26 thoughts on “Interview with Cathryn Grant; author of ‘Demise of the Soccer Moms’

  1. What a great interview – thoughtful questions, provocative answers. I’ve read it twice so far and come away with new insights each time. Thank you both so much!

  2. Thank you, Natasha! Cathryn underplays her part – she is a brilliant interviewee, thinking carefully about her responses and making my follow-up job easy 🙂

  3. Excellent interview, full of interesting tidbits about Cathryn´s route to publishing.

    On the whole, I agree, but it seems that I ´sell´ quite a bit through blogging. But then my blog is not (mainly) a writer´s blog – with a couple of reviews every week I have far more readers than writers among my followers.

    Off to tweet this 😀

    1. I agree, Dorte. You have a well-established book review blog with a reputation in that arena and quite a following of readers!

      I’m glad you enjoyed the interview, and thanks for the tweet.

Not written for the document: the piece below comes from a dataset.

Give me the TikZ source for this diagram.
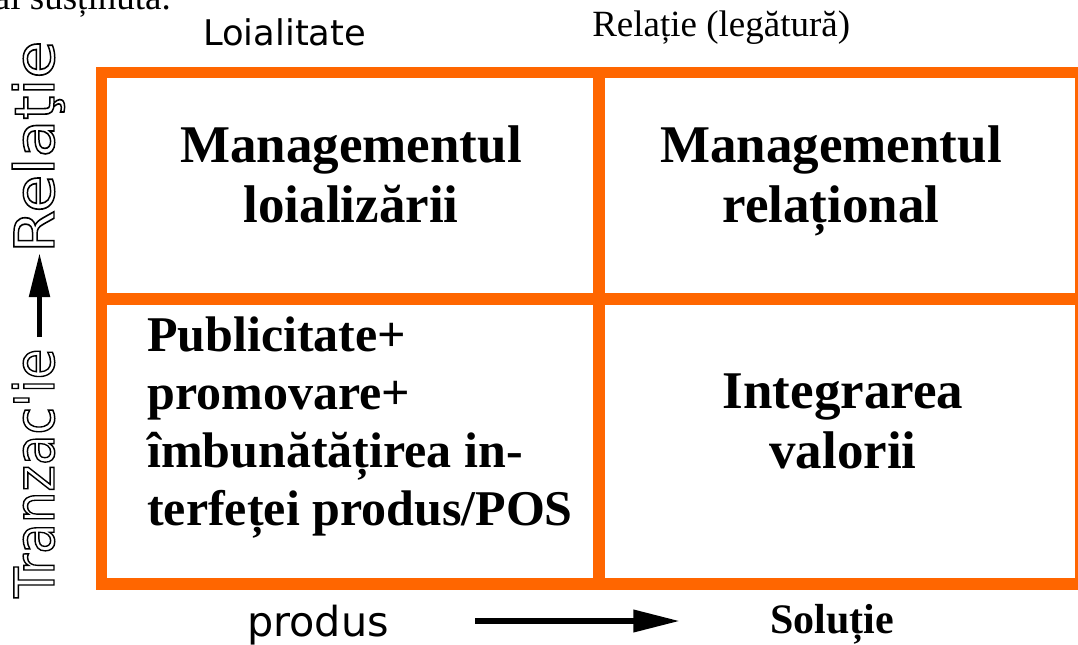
\documentclass[tikz,border=0pt]{standalone}
\usepackage{fontspec}
\usepackage{graphicx}
\setmainfont{Liberation Serif}
\newfontfamily\djv{DejaVu Sans}
\usetikzlibrary{arrows.meta}
\definecolor{orng}{HTML}{FF6600}
\newcommand{\outlinetext}[1]{\special{pdf:literal direct 1 Tr 1.1 w}#1\special{pdf:literal direct 0 Tr}}
\begin{document}
\begin{tikzpicture}[x=0.75pt,y=-0.75pt,
  gridline/.style={draw=orng,line width=8.5pt},
  cellbig/.style={font=\bfseries\fontsize{39.75}{45}\selectfont,align=center,inner sep=0pt,anchor=base},
  cellleft/.style={font=\bfseries\fontsize{37.5}{43.5}\selectfont,align=left,inner sep=0pt,anchor=base west},
  plainlab/.style={inner sep=0pt},
  axisarrow/.style={line width=4.5pt,-{Triangle[length=35pt,width=16pt]}},
  varrow/.style={line width=4pt,-{Triangle[length=33pt,width=15pt]}},
  vlab/.style={font=\djv\fontsize{41.25}{44}\selectfont,rotate=90,inner sep=0pt,anchor=base west}]
\useasboundingbox (0,0) rectangle (1078,644);
% partial text at top
\node[plainlab,font=\fontsize{27.75}{30}\selectfont,anchor=base east] (prev) at (171,9) {ai susținută.};
\node[plainlab,font=\djv\fontsize{26.5}{28}\selectfont,anchor=base west] (loial) at (203,45) {Loialitate};
\node[plainlab,font=\fontsize{27.75}{30}\selectfont,anchor=base west] (rel) at (592,36) {Relație (legătură)};
% grid
\draw[gridline] (101.5,72.5) rectangle (1081,584);
\draw[gridline] (599,72.5) -- (599,584);
\draw[gridline] (101.5,299) -- (1081,299);
% cells
\node[cellbig] (tl) at (351,222) {Managementul\\loializării};
\node[cellbig] (tr) at (831,222) {Managementul\\relațional};
\node[cellbig] (br) at (843,468) {Integrarea\\valorii};
\node[cellleft] (bl) at (147,525) {Publicitate+\\promovare+\\îmbunătățirea in-\\terfeței produs/POS};
% bottom axis
\node[plainlab,font=\djv\fontsize{31}{34}\selectfont,anchor=base west] (prod) at (247,636) {produs};
\node[plainlab,font=\bfseries\fontsize{31.5}{34}\selectfont,anchor=base west] (sol) at (770,633) {Soluție};
\coordinate (h1) at (475,621);
\coordinate (h2) at (680,621);
\draw[axisarrow] (h1) -- (h2);
% vertical axis
\node[vlab] (tranz) at (54,598) {\scalebox{0.91}[1]{\outlinetext{Tranzac\textquotesingle ie}}};
\node[vlab] (relv) at (54,253) {\scalebox{1.12}[1]{\outlinetext{Relaţie}}};
\coordinate (v1) at (39.5,337);
\coordinate (v2) at (39.5,253);
\draw[varrow] (v1) -- (v2);
\end{tikzpicture}
\end{document}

  4. Thank you, DJ. I’m with the jury – out – for now because I can see how social media can penetrate populations I never knew existed. In fact, but for twitter and blogs, I would never have read Cathryn’s book, or indeed, Linda Cassidy Lewis’s Brevity of Roses, so there are two sales that would not have happened otherwise. On the down side, it does seem to be an awful lot of work that is in danger of being without focus or direction if you don’t know what you’re doing. And who of us began writing in order to go into marketing? I’m quite relieved my preferred output is short stories!

    1. I agree, focus is key! And I’m starting to get a glimmer of insight into what that focus should be for me.

      I love Twitter because I’m constantly fascinated by the opportunity to connect with people all over the world … it’s really quite amazing.

  5. Yes! If you can keep twitter under control & not let it take over your time, I think it’s an amazing tool. I see it as part of a whole: there’s your product, which is relatively static, and that’s your warehouse. Then there’s your blog; a more interactive space for communication with interested parties – this is your shop. Twitter is the display of samples that you put in the baskets on the pavement outside. The teasers people can look at and try. With any luck, they’ll come into your shop, and in due course, purchase your product. That’s the theory, anyway!

  6. Suzanne & Cathryn,
    Such an excellent interview! I love that the cover artist created the artwork before she knew about the photo essay. I also love what you said, Cathryn, about why you post your flash fiction and – along with that – the importance of balancing your time between blogging/Twitter/etc. and the production of an actual book for readers to have in hand (or in eReaders). I’m still figuring out that balance.

    1. Thanks, Christi, I’m glad you enjoyed it. Yes, the cover gives me a thrill every time I think about it.

      I’m still trying to figure out balance, but maybe that can be said about life in general! I think I’m making some small steps, succeeding about 70% of the time curtailing online activity to certain hours. (okay, maybe 60% of the time)

  7. Thank you, Christi. This was very illuminating for me too. But oh, balance; how I wish I knew where you could buy that in bulk!

  8. I’ve had this on my email to read for a while, and wanted to ensure I did it when I had the time. It was worth the wait. Brilliant interview, kudos to you Suzanne for being a great interviewer and to Cathryn for being such a great interviewee. Really enjoyed this. Very inspiring read.

  9. Thank you! It was quite an experience, and Cathryn was a very thoughtful and cooperative interviewee. As she says, it took several weeks – something you never got with Jonathan Ross. We both cost rather less though, it must be said!